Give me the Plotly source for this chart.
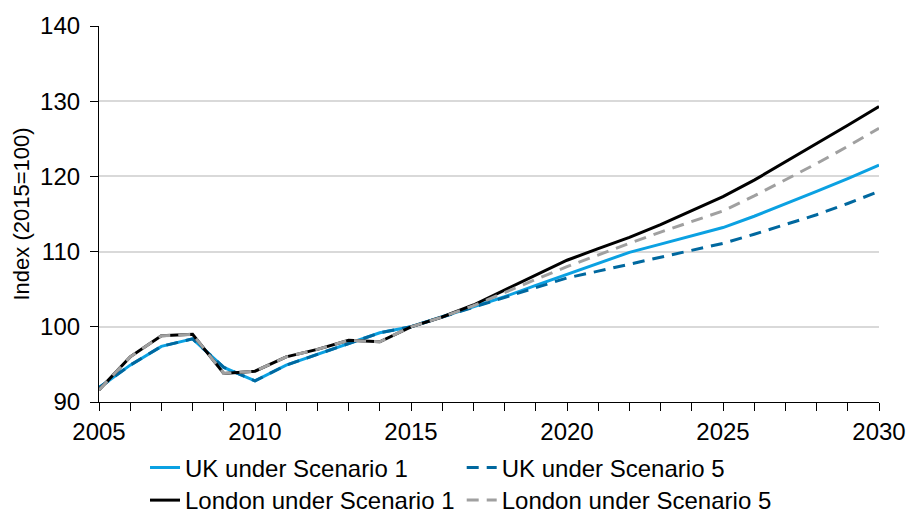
import plotly.graph_objects as go

years = list(range(2005, 2031))

uk_s1 = [91.9, 94.9, 97.4, 98.4, 94.6, 92.8, 94.9, 96.3, 97.8, 99.2, 100.0,
         101.3, 102.7, 104.0, 105.5, 107.0, 108.5, 109.9, 111.0, 112.1, 113.2,
         114.7, 116.3, 118.0, 119.7, 121.5]
uk_s5 = [91.9, 94.9, 97.4, 98.4, 94.6, 92.8, 94.9, 96.3, 97.8, 99.2, 100.0,
         101.3, 102.7, 104.0, 105.2, 106.5, 107.4, 108.3, 109.3, 110.2, 111.1,
         112.3, 113.6, 114.9, 116.4, 118.0]
london_s1 = [91.6, 96.0, 98.8, 99.0, 93.8, 94.1, 96.0, 97.0, 98.2, 98.0, 100.0,
             101.3, 102.9, 104.9, 106.9, 108.85, 110.4, 111.9, 113.6, 115.4, 117.3,
             119.5, 121.9, 124.3, 126.8, 129.3]
london_s5 = [91.6, 96.0, 98.8, 99.0, 93.8, 94.1, 96.0, 97.0, 98.2, 98.0, 100.0,
             101.3, 102.8, 104.6, 106.3, 108.0, 109.6, 111.1, 112.6, 114.0, 115.4,
             117.4, 119.5, 121.7, 124.0, 126.4]

names = ["UK under Scenario 1", "UK under Scenario 5",
         "London under Scenario 1", "London under Scenario 5"]
colors = ["#0BA1E2", "#00689F", "#000000", "#A0A0A0"]
dashes = ["solid", "12px,8px", "solid", "12px,8px"]
legends = ["legend", "legend2", "legend3", "legend4"]
series = [uk_s1, uk_s5, london_s1, london_s5]

FONT = "Liberation Sans, Arial, sans-serif"

fig = go.Figure()
for name, vals, col, dsh, lg in zip(names, series, colors, dashes, legends):
    fig.add_trace(go.Scatter(
        x=years, y=vals, name=name, mode="lines",
        line=dict(color=col, width=3, dash=dsh),
        legend=lg,
    ))

leg_common = dict(orientation="h", xanchor="left", yanchor="middle",
                  font=dict(size=24), itemwidth=30,
                  bgcolor="rgba(0,0,0,0)", tracegroupgap=0)

COL1, COL2 = 0.059, 0.465
ROW1, ROW2 = -0.1755, -0.262

fig.update_layout(
    width=906, height=513,
    margin=dict(l=99, r=27, t=26, b=111, autoexpand=False),
    paper_bgcolor="white", plot_bgcolor="white",
    font=dict(family=FONT, size=24, color="#000000"),
    showlegend=True,
    legend=dict(x=COL1, y=ROW1, **leg_common),
    legend2=dict(x=COL2, y=ROW1, **leg_common),
    legend3=dict(x=COL1, y=ROW2, **leg_common),
    legend4=dict(x=COL2, y=ROW2, **leg_common),
)

fig.update_xaxes(
    range=[2005, 2030], tickmode="linear", tick0=2005, dtick=5,
    showline=True, linecolor="black", linewidth=1.2,
    ticks="outside", ticklen=8, tickcolor="black", tickwidth=1,
    minor=dict(dtick=1, ticks="outside", ticklen=8, tickcolor="black", tickwidth=1, showgrid=False),
    showgrid=False, zeroline=False, automargin=False,
    tickfont=dict(size=24), ticklabelstandoff=0,
)
fig.update_yaxes(
    range=[90, 140], tickmode="linear", tick0=90, dtick=10,
    showline=True, linecolor="black", linewidth=1.2,
    ticks="outside", ticklen=8, tickcolor="black", tickwidth=1,
    showgrid=True, gridcolor="#D9D9D9", gridwidth=1.5,
    zeroline=False, automargin=False,
    tickfont=dict(size=24), ticklabelstandoff=5,
    title=dict(text="Index (2015=100)", font=dict(size=22), standoff=4),
)

fig.write_html("out.html", config={"displayModeBar": False},
               post_script="document.body.style.margin='0';")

========

Restate only the lines running from the start of the material above through the line containing "years = list(range(2005, 2031))", ends included. No pictures.

Give me the Plotly source for this chart.
import plotly.graph_objects as go

years = list(range(2005, 2031))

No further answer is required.